[START Data]

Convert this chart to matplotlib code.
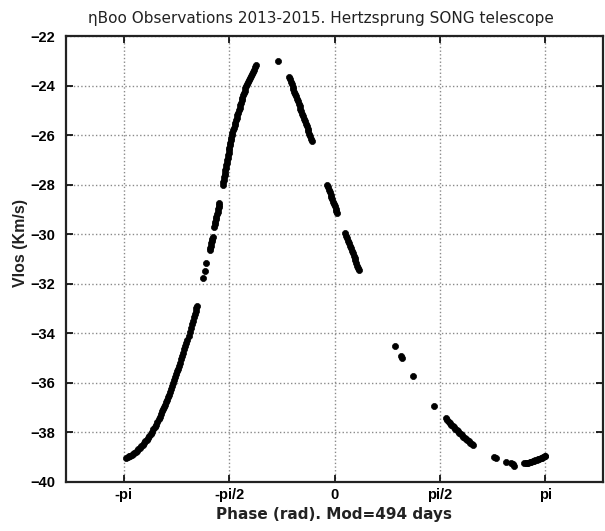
import numpy as np
import matplotlib
matplotlib.use("Agg")
import matplotlib.pyplot as plt

# ---- data (phase in rad, line-of-sight velocity in km/s) ----
phase_rise = [-3.10, -3.08, -3.06, -3.04, -3.02, -3.00, -2.98, -2.96, -2.94, -2.92,
              -2.90, -2.88, -2.86, -2.84, -2.82, -2.80, -2.78, -2.76, -2.74, -2.72,
              -2.70, -2.68, -2.66, -2.64, -2.62, -2.60, -2.58, -2.565, -2.55, -2.535,
              -2.52, -2.505, -2.49, -2.475, -2.46, -2.445, -2.43, -2.415, -2.40, -2.385,
              -2.37, -2.355, -2.34, -2.325, -2.31, -2.295, -2.28, -2.265, -2.25, -2.235,
              -2.22, -2.205, -2.19, -2.175, -2.16, -2.145, -2.13, -2.115, -2.10, -2.085,
              -2.07, -2.06, -2.05]
vlos_rise = [-39.05, -39.01, -38.97, -38.94, -38.90, -38.86, -38.82, -38.78, -38.73, -38.68,
             -38.62, -38.56, -38.50, -38.43, -38.36, -38.29, -38.22, -38.14, -38.05, -37.97,
             -37.88, -37.78, -37.68, -37.58, -37.47, -37.36, -37.24, -37.15, -37.06, -36.97,
             -36.88, -36.78, -36.68, -36.58, -36.47, -36.36, -36.24, -36.12, -36.00, -35.89,
             -35.77, -35.65, -35.53, -35.42, -35.30, -35.18, -35.05, -34.92, -34.78, -34.65,
             -34.52, -34.39, -34.25, -34.10, -33.95, -33.79, -33.62, -33.49, -33.35, -33.22,
             -33.08, -32.99, -32.90]

phase_mid = [-1.960, -1.936, -1.911,
             -1.862, -1.853, -1.845, -1.836, -1.828, -1.820, -1.812,
             -1.788, -1.780, -1.773, -1.765, -1.758, -1.750, -1.743, -1.735, -1.728, -1.721, -1.715]
vlos_mid = [-31.78, -31.50, -31.17,
            -30.64, -30.55, -30.46, -30.37, -30.28, -30.20, -30.12,
            -29.70, -29.60, -29.50, -29.40, -29.30, -29.20, -29.10, -29.00, -28.90, -28.81, -28.72]

phase_top = [-1.664, -1.657, -1.651, -1.644, -1.638, -1.631, -1.624, -1.618, -1.611, -1.605,
             -1.598, -1.591, -1.585, -1.578, -1.571, -1.565, -1.558, -1.551, -1.544, -1.538,
             -1.531, -1.520, -1.510, -1.499, -1.489, -1.478, -1.467, -1.457, -1.446, -1.435,
             -1.425, -1.414, -1.403, -1.393, -1.382, -1.372, -1.361, -1.350, -1.340, -1.329,
             -1.319, -1.305, -1.290, -1.276, -1.262, -1.248, -1.233, -1.219, -1.205, -1.188,
             -1.170, -0.847]
vlos_top = [-28.01, -27.91, -27.81, -27.71, -27.61, -27.51, -27.41, -27.31, -27.21, -27.11,
            -27.01, -26.91, -26.81, -26.71, -26.61, -26.51, -26.41, -26.30, -26.20, -26.10,
            -26.00, -25.90, -25.80, -25.70, -25.60, -25.50, -25.40, -25.30, -25.20, -25.10,
            -25.00, -24.90, -24.80, -24.70, -24.60, -24.50, -24.40, -24.30, -24.20, -24.10,
            -24.00, -23.92, -23.84, -23.76, -23.68, -23.60, -23.52, -23.44, -23.36, -23.27,
            -23.17, -23.00]

phase_fall = [-0.677, -0.664, -0.651, -0.638, -0.625, -0.612, -0.599, -0.586, -0.572, -0.559,
              -0.546, -0.533, -0.520, -0.507, -0.494, -0.481, -0.467, -0.454, -0.441, -0.428,
              -0.415, -0.402, -0.389, -0.376, -0.362, -0.349, -0.336,
              -0.108, -0.096, -0.083, -0.071, -0.058, -0.046, -0.034, -0.021, -0.009, 0.003,
              0.015, 0.028, 0.040,
              0.163, 0.177, 0.190, 0.204, 0.217, 0.231, 0.244, 0.258, 0.271, 0.285,
              0.298, 0.312, 0.325, 0.339, 0.352, 0.362]
vlos_fall = [-23.64, -23.74, -23.84, -23.94, -24.04, -24.14, -24.24, -24.34, -24.44, -24.54,
             -24.64, -24.74, -24.84, -24.94, -25.04, -25.14, -25.24, -25.34, -25.44, -25.54,
             -25.64, -25.74, -25.84, -25.94, -26.04, -26.14, -26.24,
             -28.01, -28.10, -28.20, -28.30, -28.40, -28.50, -28.59, -28.69, -28.78, -28.88,
             -28.97, -29.07, -29.16,
             -29.96, -30.06, -30.16, -30.26, -30.36, -30.46, -30.56, -30.66, -30.76, -30.86,
             -30.96, -31.06, -31.16, -31.27, -31.37, -31.45]

phase_low = [0.904, 0.995, 1.010, 1.175, 1.481,
             1.659, 1.680, 1.700, 1.720, 1.740, 1.760, 1.780, 1.800, 1.820, 1.840,
             1.860, 1.880, 1.900, 1.920, 1.940, 1.960, 1.980, 2.000, 2.020, 2.042, 2.064,
             2.370, 2.400, 2.548, 2.632, 2.655, 2.681,
             2.830, 2.850, 2.870, 2.890, 2.910, 2.930, 2.950, 2.970, 2.990, 3.010,
             3.030, 3.050, 3.070, 3.090, 3.110, 3.130, 3.140]
vlos_low = [-34.51, -34.93, -35.01, -35.72, -36.93,
            -37.43, -37.50, -37.56, -37.62, -37.68, -37.74, -37.79, -37.85, -37.90, -37.96,
            -38.01, -38.07, -38.12, -38.17, -38.22, -38.27, -38.31, -38.36, -38.41, -38.46, -38.51,
            -38.98, -39.05, -39.18, -39.22, -39.28, -39.34,
            -39.25, -39.25, -39.24, -39.23, -39.21, -39.19, -39.17, -39.15, -39.13, -39.11,
            -39.09, -39.07, -39.04, -39.02, -38.99, -38.96, -38.94]

xtick_vals = [-np.pi, -np.pi / 2, 0, np.pi / 2, np.pi]
xtick_labels = ["-pi", "-pi/2", "0", "pi/2", "pi"]
ytick_vals = list(range(-40, -21, 2))

phase = np.concatenate([phase_rise, phase_mid, phase_top, phase_fall, phase_low])
vlos = np.concatenate([vlos_rise, vlos_mid, vlos_top, vlos_fall, vlos_low])

# ---- figure ----
W, H = 605, 531
fig = plt.figure(figsize=(W / 100, H / 100), dpi=100)
ax = fig.add_axes([66 / W, 1 - 482 / H, (603 - 66) / W, (482 - 36) / H])

ax.plot(phase, vlos, linestyle="none", marker="o", markersize=4.4,
        markerfacecolor="black", markeredgecolor="black", markeredgewidth=0.5)

ax.set_xlim(-4, 4)
ax.set_ylim(-40, -22)
ax.set_xticks(xtick_vals)
ax.set_xticklabels(xtick_labels)
ax.set_yticks(ytick_vals)

ax.grid(True, linestyle=":", color="#8a8a8a", linewidth=1.0)
ax.tick_params(direction="in", length=5, width=1.2, top=True, right=True,
               labelsize=10.5, colors="black")
ax.tick_params(axis="x", pad=4)
ax.tick_params(axis="y", pad=8)
for lab in ax.get_xticklabels() + ax.get_yticklabels():
    lab.set_fontfamily("Liberation Sans")
    lab.set_fontweight("bold")
for s in ax.spines.values():
    s.set_linewidth(1.6)
    s.set_color("#222222")

fig.text(321 / W, 1 - 18 / H, "\u03b7Boo Observations 2013-2015. Hertzsprung SONG telescope",
         ha="center", va="center", fontsize=11, family="DejaVu Sans", color="#222222")
fig.text(334 / W, 1 - 514 / H, "Phase (rad). Mod=494 days", ha="center", va="center",
         fontsize=11, family="DejaVu Sans", fontweight="semibold", color="#222222")
fig.text(21 / W, 1 - 243 / H, "Vlos (Km/s)", ha="center", va="center", rotation=90,
         fontsize=11.5, family="Liberation Sans", fontweight="bold", color="#222222")

fig.savefig("out.png", dpi=100)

[END Data]

> [Exercise details] Omitting all pictures, restate exactly the lines of the material from its start through the line that contains "import matplotlib.pyplot as plt".

> [The completed task]
Convert this chart to matplotlib code.
import numpy as np
import matplotlib
matplotlib.use("Agg")
import matplotlib.pyplot as plt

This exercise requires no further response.